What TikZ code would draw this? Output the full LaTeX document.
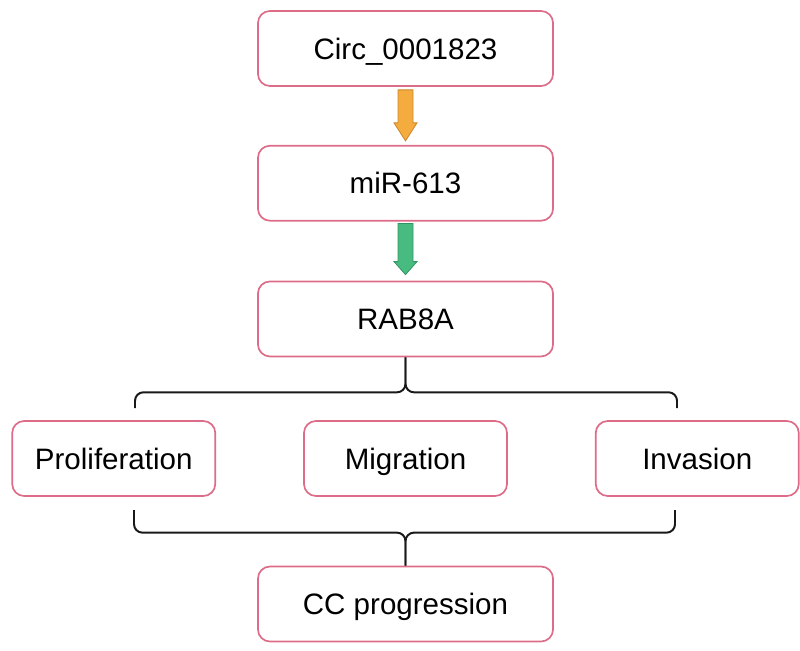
\documentclass[tikz,border=0pt]{standalone}
\usepackage{fontspec}
\setmainfont{Liberation Sans}
\usepackage{tikz}
\usetikzlibrary{positioning, calc}
\definecolor{boxpink}{RGB}{221, 108, 136}
\definecolor{arroworange}{RGB}{245, 172, 62}
\definecolor{orangeline}{RGB}{205, 135, 45}
\definecolor{arrowgreen}{RGB}{72, 188, 128}
\definecolor{greenline}{RGB}{50, 150, 100}

\begin{document}
\begin{tikzpicture}[
    x=0.025cm, y=-0.025cm,
    stepbox/.style={draw=boxpink, line width=1.2pt, rounded corners=0.3cm, fill=white,
                    minimum height=1.875cm, align=center, text height=19.5pt, text depth=4.5pt,
                    font=\fontsize{21}{25}\selectfont},
    widebox/.style={stepbox, minimum width=7.375cm},
    smallbox/.style={stepbox, minimum width=5.075cm},
    brace/.style={draw=black!90, line width=1.4pt, rounded corners=6pt},
    orangearr/.style={fill=arroworange, draw=orangeline, line width=0.6pt},
    greenarr/.style={fill=arrowgreen, draw=greenline, line width=0.6pt}
]
    \useasboundingbox (0,0) rectangle (800,650);

    % Pathway boxes
    \node[widebox] (circ) at (405.5,48.5) {Circ\_0001823};
    \node[widebox, below=1.45cm of circ] (mir) {miR-613};
    \node[widebox, below=1.475cm of mir] (rab) {RAB8A};

    % Cell effects
    \node[smallbox] (migration) at (405.5,458.5) {Migration};
    \node[smallbox, left=2.175cm of migration] (prolif) {Proliferation};
    \node[smallbox, right=2.175cm of migration] (invasion) {Invasion};

    % Outcome
    \node[widebox] (ccprog) at (405.5,604) {CC progression};

    % Block arrows
    \draw[orangearr] ($(circ.south)+(-7.5,3)$) -- ($(circ.south)+(-7.5,36)$)
        -- ($(circ.south)+(-11.5,36)$) -- ($(mir.north)+(0,-4)$)
        -- ($(circ.south)+(11.5,36)$) -- ($(circ.south)+(7.5,36)$)
        -- ($(circ.south)+(7.5,3)$) -- cycle;
    \draw[greenarr] ($(mir.south)+(-7.5,2)$) -- ($(mir.south)+(-7.5,40)$)
        -- ($(mir.south)+(-11.5,40)$) -- ($(rab.north)+(0,-6)$)
        -- ($(mir.south)+(11.5,40)$) -- ($(mir.south)+(7.5,40)$)
        -- ($(mir.south)+(7.5,2)$) -- cycle;

    % Braces
    \coordinate (topmid) at ($(rab.south)+(0,35)$);
    \coordinate (topleft) at (135,408);
    \coordinate (topright) at (677,408);
    \draw[brace] (rab.south) -- (topmid) -| (topleft);
    \draw[brace] (rab.south) -- (topmid) -| (topright);

    \coordinate (botmid) at ($(ccprog.north)+(0,-33)$);
    \coordinate (botleft) at (134,510);
    \coordinate (botright) at (675,510);
    \draw[brace] (ccprog.north) -- (botmid) -| (botleft);
    \draw[brace] (ccprog.north) -- (botmid) -| (botright);
\end{tikzpicture}
\end{document}
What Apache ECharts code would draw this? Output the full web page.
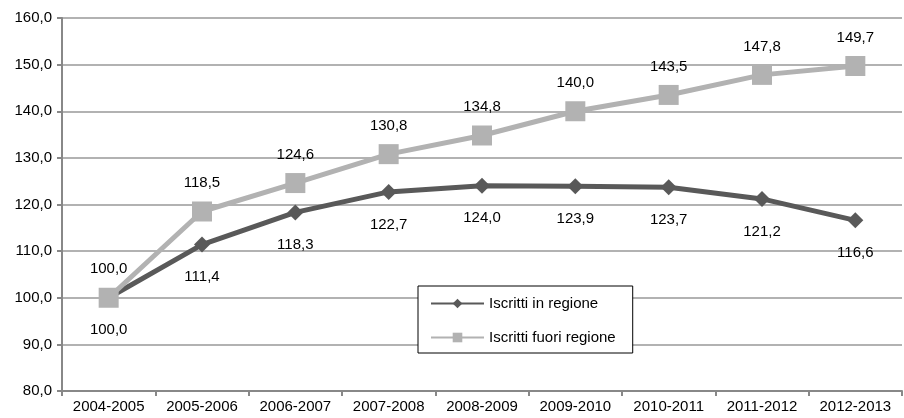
<!DOCTYPE html>
<html>
<head>
<meta charset="utf-8">
<script src="https://cdn.jsdelivr.net/npm/echarts@6/dist/echarts.min.js"></script>
<style>
  html, body { margin: 0; padding: 0; background: #fff; }
  #chart { width: 904px; height: 418px; }
</style>
</head>
<body>
<div id="chart"></div>
<script>
  var anni = ['2004-2005', '2005-2006', '2006-2007', '2007-2008', '2008-2009', '2009-2010', '2010-2011', '2011-2012', '2012-2013'];
  var inRegione = [100.0, 111.4, 118.3, 122.7, 124.0, 123.9, 123.7, 121.2, 116.6];
  var fuoriRegione = [100.0, 118.5, 124.6, 130.8, 134.8, 140.0, 143.5, 147.8, 149.7];

  function virgola(v) {
    return v.toFixed(1).replace('.', ',');
  }

  var myChart = echarts.init(document.getElementById('chart'));
  myChart.setOption({
    animation: false,
    textStyle: { fontFamily: 'Liberation Sans, Arial, sans-serif' },
    grid: { left: 62, right: 2, top: 18, bottom: 27 },
    legend: {
      orient: 'vertical',
      left: 418, top: 286,
      padding: [10, 17, 8, 12],
      itemGap: 19,
      itemWidth: 53, itemHeight: 12,
      borderColor: '#000', borderWidth: 1,
      backgroundColor: '#fff',
      textStyle: { fontSize: 15, color: '#000' },
      data: ['Iscritti in regione', 'Iscritti fuori regione']
    },
    xAxis: {
      type: 'category',
      data: anni,
      boundaryGap: true,
      axisLine: { lineStyle: { color: '#888', width: 2 } },
      axisTick: { show: true, length: 5, lineStyle: { color: '#888', width: 2 } },
      axisLabel: { color: '#000', fontSize: 15, margin: 8 }
    },
    yAxis: {
      type: 'value',
      min: 80, max: 160, interval: 10,
      axisLine: { show: true, lineStyle: { color: '#888', width: 2 } },
      axisTick: { show: true, length: 5, lineStyle: { color: '#888', width: 2 } },
      splitLine: { lineStyle: { color: '#999', width: 1.5 } },
      axisLabel: { color: '#000', fontSize: 15, margin: 10, formatter: virgola }
    },
    series: [
      {
        name: 'Iscritti in regione',
        type: 'line',
        data: inRegione,
        symbol: 'diamond',
        symbolSize: 16,
        lineStyle: { color: '#595959', width: 5 },
        itemStyle: { color: '#595959' },
        label: {
          show: true, position: 'bottom', distance: 17,
          color: '#000', fontSize: 15,
          formatter: function (p) { return virgola(p.value); }
        },
        z: 2
      },
      {
        name: 'Iscritti fuori regione',
        type: 'line',
        data: fuoriRegione,
        symbol: 'rect',
        symbolSize: 20,
        lineStyle: { color: '#b2b2b2', width: 5 },
        itemStyle: { color: '#b2b2b2' },
        label: {
          show: true, position: 'top', distance: 11,
          color: '#000', fontSize: 15,
          formatter: function (p) { return virgola(p.value); }
        },
        z: 3
      }
    ]
  });
  window.addEventListener('resize', myChart.resize);
</script>
</body>
</html>
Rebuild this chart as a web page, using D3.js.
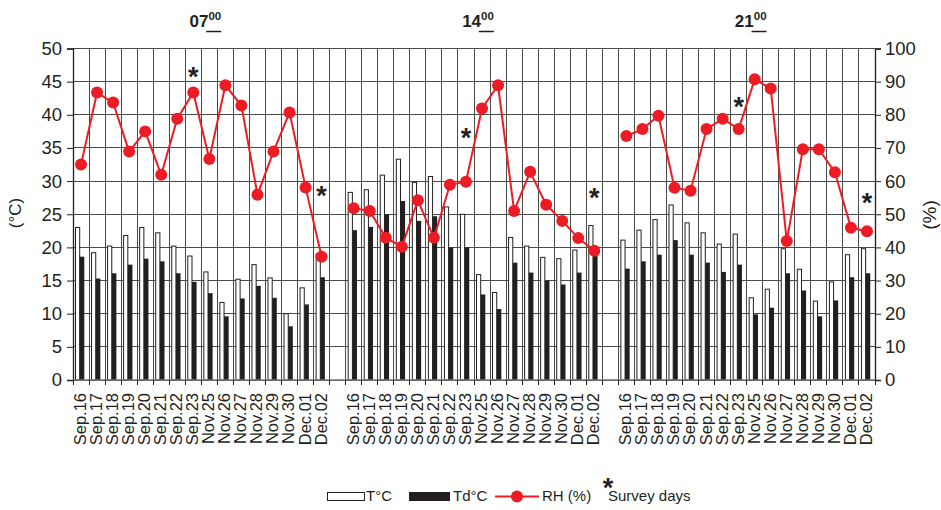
<html>
<head>
  <title>T, Td and RH at 07, 14 and 21 h</title>
  <script src="https://d3js.org/d3.v7.min.js"></script>
  <style>
    body { margin: 0; background: #fff; }
    text { font-family: "Liberation Sans", Arial, sans-serif; fill: #231f20; }
  </style>
</head>
<body>
  <script>
    var days = ["Sep.16", "Sep.17", "Sep.18", "Sep.19", "Sep.20", "Sep.21", "Sep.22", "Sep.23",
                "Nov.25", "Nov.26", "Nov.27", "Nov.28", "Nov.29", "Nov.30", "Dec.01", "Dec.02"];
    var hours = ["07", "14", "21"];

    // air temperature (°C)
    var t07 = [23.0, 19.2, 20.2, 21.8, 23.0, 22.2, 20.2, 18.7, 16.3, 11.7, 15.2, 17.4, 15.4, 10.0, 13.9, 19.0];
    var t14 = [28.3, 28.7, 30.9, 33.3, 29.8, 30.7, 26.1, 25.0, 15.9, 13.2, 21.5, 20.2, 18.5, 18.3, 19.6, 23.3];
    var t21 = [21.1, 22.6, 24.2, 26.4, 23.7, 22.2, 20.5, 22.0, 12.4, 13.7, 19.8, 16.7, 11.9, 14.8, 18.9, 19.8];
    // dew point (°C)
    var td07 = [18.6, 15.3, 16.1, 17.4, 18.3, 17.9, 16.1, 14.8, 13.1, 9.6, 12.3, 14.2, 12.4, 8.1, 11.4, 15.5];
    var td14 = [22.6, 23.1, 25.0, 27.0, 24.0, 24.7, 20.0, 20.0, 12.9, 10.7, 17.7, 16.2, 15.0, 14.4, 16.2, 19.6];
    var td21 = [16.8, 17.9, 18.9, 21.1, 18.9, 17.7, 16.3, 17.4, 9.9, 10.9, 16.1, 13.5, 9.6, 12.0, 15.5, 16.1];
    // relative humidity (%)
    var rh07 = [65.0, 86.7, 83.7, 68.9, 75.0, 61.9, 78.8, 86.7, 66.7, 88.9, 82.8, 55.9, 68.9, 80.7, 58.1, 37.2];
    var rh14 = [51.8, 51.0, 42.9, 40.2, 54.2, 42.9, 58.9, 59.8, 81.9, 88.9, 51.0, 62.8, 52.9, 48.0, 42.8, 39.0];
    var rh21 = [73.6, 75.7, 79.7, 58.0, 57.1, 75.7, 78.8, 75.7, 90.7, 87.9, 41.9, 69.6, 69.6, 62.7, 45.9, 44.9];

    // survey days, marked with an asterisk at a level of the RH axis
    var starHour = ["07", "07", "14", "14", "21", "21"];
    var starDay = ["Sep.23", "Dec.02", "Sep.23", "Dec.02", "Sep.23", "Dec.02"];
    var starLevel = [93, 57, 74.5, 56.5, 84, 55];

    var tempTicks = d3.range(0, 51, 5);
    var rhTicks = d3.range(0, 101, 10);

    var series = [
      {hour: "07", t: t07, td: td07, rh: rh07},
      {hour: "14", t: t14, td: td14, rh: rh14},
      {hour: "21", t: t21, td: td21, rh: rh21}
    ];

    var w = 941, h = 510;
    var pLeft = 73, pRight = 875, pTop = 48.5, pBottom = 380;
    var red = "#ed1c24", dark = "#231f20";

    // 16 days per hour plus one empty slot between hours
    var nSlot = hours.length * (days.length + 1) - 1;
    var slot = function(hi, di) { return hi * (days.length + 1) + di; };

    var x = d3.scaleBand().domain(d3.range(nSlot)).range([pLeft, pRight]).padding(0);
    var bw = x.bandwidth();
    var yT = d3.scaleLinear().domain([0, 50]).range([pBottom, pTop]);
    var yR = d3.scaleLinear().domain([0, 100]).range([pBottom, pTop]);

    var svg = d3.select("body").append("svg").attr("width", w).attr("height", h);

    // grid
    var grid = svg.append("g").attr("stroke", "#4a4a4a").attr("stroke-width", 1).attr("shape-rendering", "crispEdges");
    grid.selectAll("line.h").data(tempTicks).enter().append("line").attr("class", "h")
      .attr("x1", pLeft).attr("x2", pRight)
      .attr("y1", function(d) { return yT(d); }).attr("y2", function(d) { return yT(d); });
    grid.selectAll("line.v").data(d3.range(nSlot + 1)).enter().append("line").attr("class", "v")
      .attr("x1", function(i) { return pLeft + i * bw; }).attr("x2", function(i) { return pLeft + i * bw; })
      .attr("y1", pTop).attr("y2", pBottom);

    // bars
    series.forEach(function(s, hi) {
      var g = svg.append("g");
      g.selectAll("rect.t").data(s.t).enter().append("rect").attr("class", "t")
        .attr("x", function(d, i) { return x(slot(hi, i)) + 2.5; })
        .attr("y", function(d) { return yT(d); })
        .attr("width", 4.2)
        .attr("height", function(d) { return pBottom - yT(d); })
        .attr("fill", "#fff").attr("stroke", dark).attr("stroke-width", 1);
      g.selectAll("rect.td").data(s.td).enter().append("rect").attr("class", "td")
        .attr("x", function(d, i) { return x(slot(hi, i)) + 6.7; })
        .attr("y", function(d) { return yT(d); })
        .attr("width", 4.6)
        .attr("height", function(d) { return pBottom - yT(d); })
        .attr("fill", dark);
    });

    // RH lines and points
    series.forEach(function(s, hi) {
      var cx = function(d, i) { return x(slot(hi, i)) + bw / 2; };
      var line = d3.line().x(cx).y(function(d) { return yR(d); });
      svg.append("path").datum(s.rh).attr("d", line)
        .attr("fill", "none").attr("stroke", red).attr("stroke-width", 2);
      svg.append("g").selectAll("circle").data(s.rh).enter().append("circle")
        .attr("cx", cx).attr("cy", function(d) { return yR(d); })
        .attr("r", 6).attr("fill", red);
    });

    // asterisks for survey days
    svg.append("g").selectAll("text").data(starLevel).enter().append("text")
      .attr("x", function(d, i) { return x(slot(hours.indexOf(starHour[i]), days.indexOf(starDay[i]))) + bw / 2; })
      .attr("y", function(d) { return yR(d) + 14; })
      .attr("text-anchor", "middle").attr("font-size", 27).attr("font-weight", "bold")
      .text("*");

    // axes
    var axL = svg.append("g").attr("transform", "translate(" + pLeft + ",0)")
      .call(d3.axisLeft(yT).tickValues(tempTicks).tickSize(6).tickPadding(5));
    var axR = svg.append("g").attr("transform", "translate(" + pRight + ",0)")
      .call(d3.axisRight(yR).tickValues(rhTicks).tickSize(6).tickPadding(4));
    [axL, axR].forEach(function(a) {
      a.select(".domain").attr("stroke", dark).attr("stroke-width", 1.3);
      a.selectAll(".tick line").attr("stroke", dark);
      a.selectAll("text").attr("font-size", 18.5).attr("fill", dark)
        .attr("font-family", "'Liberation Sans', Arial, sans-serif");
    });

    // bottom axis: ticks at slot edges, labels at slot centres
    svg.append("line").attr("x1", pLeft).attr("x2", pRight).attr("y1", pBottom).attr("y2", pBottom)
      .attr("stroke", "#777").attr("stroke-width", 1.3);
    svg.append("g").selectAll("line").data(d3.range(nSlot + 1)).enter().append("line")
      .attr("x1", function(i) { return pLeft + i * bw; }).attr("x2", function(i) { return pLeft + i * bw; })
      .attr("y1", pBottom).attr("y2", pBottom + 5)
      .attr("stroke", dark).attr("shape-rendering", "crispEdges");

    var labs = [];
    hours.forEach(function(hr, hi) { days.forEach(function(d, di) { labs.push({s: slot(hi, di), t: d}); }); });
    svg.append("g").selectAll("text").data(labs).enter().append("text")
      .attr("transform", function(d) { return "translate(" + (x(d.s) + bw / 2 - 1) + "," + (pBottom + 13) + ") rotate(-90)"; })
      .attr("text-anchor", "end").attr("dy", "0.36em").attr("font-size", 16.5)
      .text(function(d) { return d.t; });

    // hour titles
    hours.forEach(function(hr, hi) {
      var cx = x(slot(hi, 8)) + 4;
      var tt = svg.append("text").attr("x", cx).attr("y", 27).attr("text-anchor", "middle")
        .attr("font-weight", "bold").attr("font-size", 17);
      tt.append("tspan").text(hr);
      tt.append("tspan").attr("font-size", 11.5).attr("dy", -7).text("00");
      var bb = tt.node().getBBox();
      svg.append("line").attr("x1", bb.x + bb.width - 15).attr("x2", bb.x + bb.width)
        .attr("y1", 31.5).attr("y2", 31.5).attr("stroke", dark).attr("stroke-width", 1.5);
    });

    // axis titles
    svg.append("text").attr("transform", "translate(21,213) rotate(-90)")
      .attr("text-anchor", "middle").attr("font-size", 17).text("(°C)");
    svg.append("text").attr("transform", "translate(936,215) rotate(-90)")
      .attr("text-anchor", "middle").attr("font-size", 19).text("(%)");

    // legend
    var lg = svg.append("g").attr("font-size", 15);
    lg.append("rect").attr("x", 327.5).attr("y", 492.5).attr("width", 37).attr("height", 8)
      .attr("fill", "#fff").attr("stroke", dark).attr("stroke-width", 1);
    lg.append("text").attr("x", 366).attr("y", 501).text("T°C");
    lg.append("rect").attr("x", 409).attr("y", 492).attr("width", 41).attr("height", 9).attr("fill", dark);
    lg.append("text").attr("x", 453).attr("y", 501).text("Td°C");
    lg.append("line").attr("x1", 495).attr("x2", 539).attr("y1", 496.5).attr("y2", 496.5)
      .attr("stroke", red).attr("stroke-width", 2);
    lg.append("circle").attr("cx", 517).attr("cy", 496.5).attr("r", 6).attr("fill", red);
    lg.append("text").attr("x", 542).attr("y", 501).text("RH (%)");
    lg.append("text").attr("x", 608).attr("y", 497).attr("text-anchor", "middle")
      .attr("font-size", 27).attr("font-weight", "bold").text("*");
    lg.append("text").attr("x", 608).attr("y", 501).text("Survey days");
  </script>
</body>
</html>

> **TASK TO CARRY OUT**: Look above for every line with the word "What" and copy it.

> **CORRECT RESULT**:
What TikZ code would draw this? Output the full LaTeX document.
What Apache ECharts code would draw this? Output the full web page.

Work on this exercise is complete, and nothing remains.